(Aim of the task): Return the listing below word for word.

-=-=-

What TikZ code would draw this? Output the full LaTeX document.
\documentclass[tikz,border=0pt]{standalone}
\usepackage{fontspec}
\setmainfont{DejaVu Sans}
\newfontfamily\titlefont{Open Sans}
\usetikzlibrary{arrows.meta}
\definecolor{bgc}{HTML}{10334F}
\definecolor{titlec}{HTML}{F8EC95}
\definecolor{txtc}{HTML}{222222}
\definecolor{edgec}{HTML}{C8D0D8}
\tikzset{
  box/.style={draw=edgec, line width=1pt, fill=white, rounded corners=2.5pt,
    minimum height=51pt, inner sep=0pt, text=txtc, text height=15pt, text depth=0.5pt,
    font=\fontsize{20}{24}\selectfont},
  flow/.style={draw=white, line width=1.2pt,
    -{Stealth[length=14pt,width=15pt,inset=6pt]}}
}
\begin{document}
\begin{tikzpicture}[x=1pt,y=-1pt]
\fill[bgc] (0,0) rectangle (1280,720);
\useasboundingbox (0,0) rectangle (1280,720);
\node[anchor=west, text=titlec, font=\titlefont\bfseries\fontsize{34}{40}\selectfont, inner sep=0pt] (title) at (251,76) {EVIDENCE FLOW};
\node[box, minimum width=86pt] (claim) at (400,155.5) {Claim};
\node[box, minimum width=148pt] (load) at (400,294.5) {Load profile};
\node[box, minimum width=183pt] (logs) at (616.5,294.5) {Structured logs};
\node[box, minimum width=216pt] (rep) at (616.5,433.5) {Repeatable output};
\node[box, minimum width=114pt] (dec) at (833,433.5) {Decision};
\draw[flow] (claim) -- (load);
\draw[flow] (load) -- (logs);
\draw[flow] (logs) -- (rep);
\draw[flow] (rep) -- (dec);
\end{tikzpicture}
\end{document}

-=-=-

(Exercise response):
What TikZ code would draw this? Output the full LaTeX document.
\documentclass[tikz,border=0pt]{standalone}
\usepackage{fontspec}
\setmainfont{DejaVu Sans}
\newfontfamily\titlefont{Open Sans}
\usetikzlibrary{arrows.meta}
\definecolor{bgc}{HTML}{10334F}
\definecolor{titlec}{HTML}{F8EC95}
\definecolor{txtc}{HTML}{222222}
\definecolor{edgec}{HTML}{C8D0D8}
\tikzset{
  box/.style={draw=edgec, line width=1pt, fill=white, rounded corners=2.5pt,
    minimum height=51pt, inner sep=0pt, text=txtc, text height=15pt, text depth=0.5pt,
    font=\fontsize{20}{24}\selectfont},
  flow/.style={draw=white, line width=1.2pt,
    -{Stealth[length=14pt,width=15pt,inset=6pt]}}
}
\begin{document}
\begin{tikzpicture}[x=1pt,y=-1pt]
\fill[bgc] (0,0) rectangle (1280,720);
\useasboundingbox (0,0) rectangle (1280,720);
\node[anchor=west, text=titlec, font=\titlefont\bfseries\fontsize{34}{40}\selectfont, inner sep=0pt] (title) at (251,76) {EVIDENCE FLOW};
\node[box, minimum width=86pt] (claim) at (400,155.5) {Claim};
\node[box, minimum width=148pt] (load) at (400,294.5) {Load profile};
\node[box, minimum width=183pt] (logs) at (616.5,294.5) {Structured logs};
\node[box, minimum width=216pt] (rep) at (616.5,433.5) {Repeatable output};
\node[box, minimum width=114pt] (dec) at (833,433.5) {Decision};
\draw[flow] (claim) -- (load);
\draw[flow] (load) -- (logs);
\draw[flow] (logs) -- (rep);
\draw[flow] (rep) -- (dec);
\end{tikzpicture}
\end{document}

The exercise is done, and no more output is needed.